Fehrenbach's Release Halted
BY Kerry Eleveld
August 16 2010 6:15 PM ET
The U.S. Department of Justice, U.S. Air Force, and the U.S. district court for Idaho have reached an agreement on the case of Lt. Col. Victor Fehrenbach that temporarily prevents the Air Force from discharging him under “don’t ask, don’t tell” until the court schedules a hearing in his case.
Fehrenbach’s legal team filed a motion last week seeking a court order to stay his discharge, arguing that the government cannot establish that his continued service on active duty hinders “morale, good order and discipline, and unit cohesion.”
“We are pleased that the Air Force has agreed to preserve the status quo until we can have a full hearing,” said M. Andrew Woodmansee, an attorney at Morrison & Foerster LLP, the law firm representing Fehrenbach in conjunction with the Servicemembers Legal Defense Network. “Of course, we continue to hope that the Air Force will do the right thing and let this war hero continue to serve this country.”
A spokesperson for SLDN outlined two key developments based on today’s news: The Air Force cannot sign the paperwork on Fehrenbach’s discharge until August 27 or after; and if the Air Force makes a decision at any point to discharge Fehrenbach, they must give Fehrenbach’s legal team 21 days to have a preliminary injunction hearing targeted at keeping the lieutenant at his desk job in Idaho.
Additionally, the DOJ and the Air Force will now have to notify the court of any decisions or actions taken on the case.
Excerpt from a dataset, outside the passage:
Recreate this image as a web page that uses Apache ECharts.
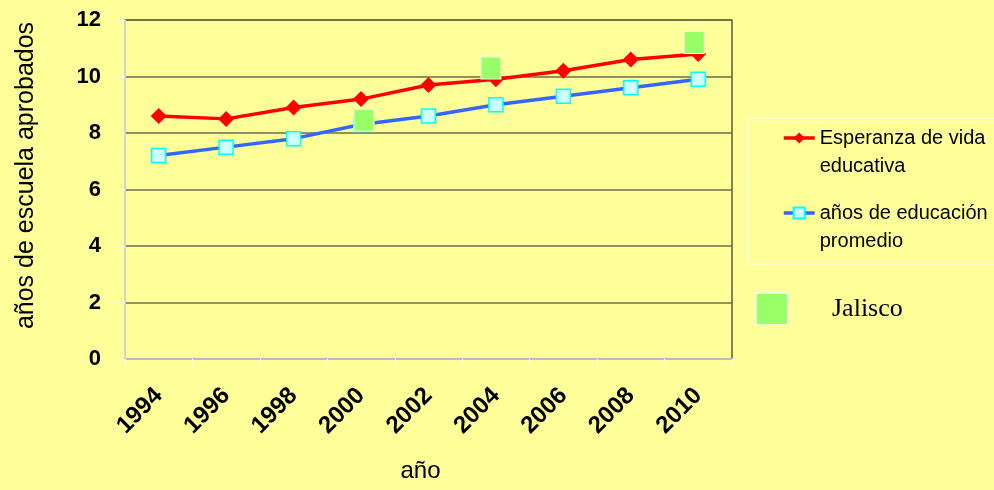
<!DOCTYPE html>
<html>
<head>
<meta charset="utf-8">
<script src="https://cdn.jsdelivr.net/npm/echarts@6/dist/echarts.min.js"></script>
<style>
html,body{margin:0;padding:0;background:#FFFF99;}
#c{width:994px;height:490px;}
</style>
</head>
<body>
<div id="c"></div>
<script>
var years = ['1994','1996','1998','2000','2002','2004','2006','2008','2010'];
var esperanza = [8.6, 8.5, 8.9, 9.2, 9.7, 9.9, 10.2, 10.6, 10.8];
var promedio = [7.2, 7.5, 7.8, 8.3, 8.6, 9.0, 9.3, 9.6, 9.9];
var jalisco = [null, null, null, 8.45, null, 10.3, null, null, 11.2];
var yTicks = [0, 2, 4, 6, 8, 10, 12];

var FONT = 'Liberation Sans, Arial, sans-serif';
var jaliscoOffsets = [0, 0, 0, 3, 0, -5, 0, 0, -4];
var jaliscoData = jalisco.map(function (v, i) {
  return v == null ? null : { value: v, symbolOffset: [jaliscoOffsets[i], 0] };
});

var chart = echarts.init(document.getElementById('c'), null, { renderer: 'canvas' });
var option = {
  backgroundColor: '#FFFF99',
  animation: false,
  grid: {
    left: 125, right: 262, top: 20, bottom: 131,
    show: true, borderColor: '#5a5a40', borderWidth: 1.5, backgroundColor: 'transparent'
  },
  xAxis: {
    type: 'category',
    data: years,
    boundaryGap: true,
    name: 'año',
    nameLocation: 'middle',
    nameGap: 100,
    nameTextStyle: { fontFamily: FONT, fontSize: 24, color: '#000', padding: [0, 16, 0, 0] },
    axisLine: { show: true, lineStyle: { color: '#bbbbbb', width: 2 } },
    axisTick: { show: true, inside: false, length: 6, lineStyle: { color: '#ffffff', width: 1 } },
    axisLabel: { rotate: 45, margin: 33, fontFamily: FONT, fontSize: 24, fontWeight: 'bold', color: '#000' },
    splitLine: { show: false }
  },
  yAxis: {
    type: 'value',
    min: yTicks[0], max: yTicks[yTicks.length - 1], interval: 2,
    name: 'años de escuela aprobados',
    nameLocation: 'middle',
    nameGap: 86,
    nameRotate: 90,
    nameTextStyle: { fontFamily: FONT, fontSize: 25, color: '#000', padding: [0, 0, 0, 28] },
    axisLine: { show: true, lineStyle: { color: '#eeeeee', width: 1.5 } },
    axisTick: { show: true, length: 6, lineStyle: { color: '#ffffff' } },
    axisLabel: { margin: 24, fontFamily: FONT, fontSize: 22, fontWeight: 'bold', color: '#000' },
    splitLine: { show: true, lineStyle: { color: '#6b6b4f', width: 1.5 } }
  },
  graphic: [
    { type: 'rect', left: 745.5, top: 115.5, shape: { width: 260, height: 146 },
      style: { fill: 'none', stroke: '#ffffff', lineWidth: 1 }, z: 1 }
  ],
  legend: [
    {
      data: ['Esperanza de vida educativa'],
      left: 782, top: 96, padding: 0,
      itemWidth: 31, itemHeight: 14,
      lineStyle: { width: 3.5 },
      formatter: function () { return ' \nEsperanza de vida\neducativa'; },
      textStyle: { fontFamily: FONT, fontSize: 20, color: '#000', lineHeight: 28 }
    },
    {
      data: ['años de educación promedio'],
      left: 782, top: 171, padding: 0,
      itemWidth: 31, itemHeight: 14,
      lineStyle: { width: 3.5 },
      formatter: function () { return ' \naños de educación\npromedio'; },
      textStyle: { fontFamily: FONT, fontSize: 20, color: '#000', lineHeight: 28 }
    },
    {
      data: ['Jalisco'],
      left: 755, top: 292, padding: 0,
      itemWidth: 32, itemHeight: 32,
      icon: 'rect',
      formatter: function (n) { return '      ' + n; },
      textStyle: { fontFamily: 'Liberation Serif, DejaVu Serif, serif', fontSize: 26, color: '#000' }
    }
  ],
  series: [
    {
      name: 'Esperanza de vida educativa',
      type: 'line',
      data: esperanza,
      symbol: 'diamond',
      symbolSize: 16,
      lineStyle: { color: '#ff0000', width: 3.5 },
      itemStyle: { color: '#ff0000' },
      z: 3
    },
    {
      name: 'años de educación promedio',
      type: 'line',
      data: promedio,
      symbol: 'rect',
      symbolSize: 14,
      lineStyle: { color: '#3366ff', width: 3.5 },
      itemStyle: { color: '#ccffff', borderColor: '#00ffff', borderWidth: 1.5 },
      z: 3
    },
    {
      name: 'Jalisco',
      type: 'scatter',
      data: jaliscoData,
      symbol: 'rect',
      symbolSize: [20, 22],
      itemStyle: { color: '#99ff66', borderColor: '#eeffdd', borderWidth: 1, opacity: 1 },
      z: 4
    }
  ]
};
chart.setOption(option);
</script>
</body>
</html>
“The court is now an active party to all this; [the DOJ and the Air Force] will need to notify the court if they make a decision in either direction,” says Trevor Thomas, director of communications for SLDN.
SLDN’s executive director, Aubrey Sarvis, praised the fairness of the arrangement.
“The agreement recognizes the immediate harm to Lt. Col. Fehrenbach and insures that he will eventually get to make his case at a full-blown hearing without losing his job,” Sarvis says.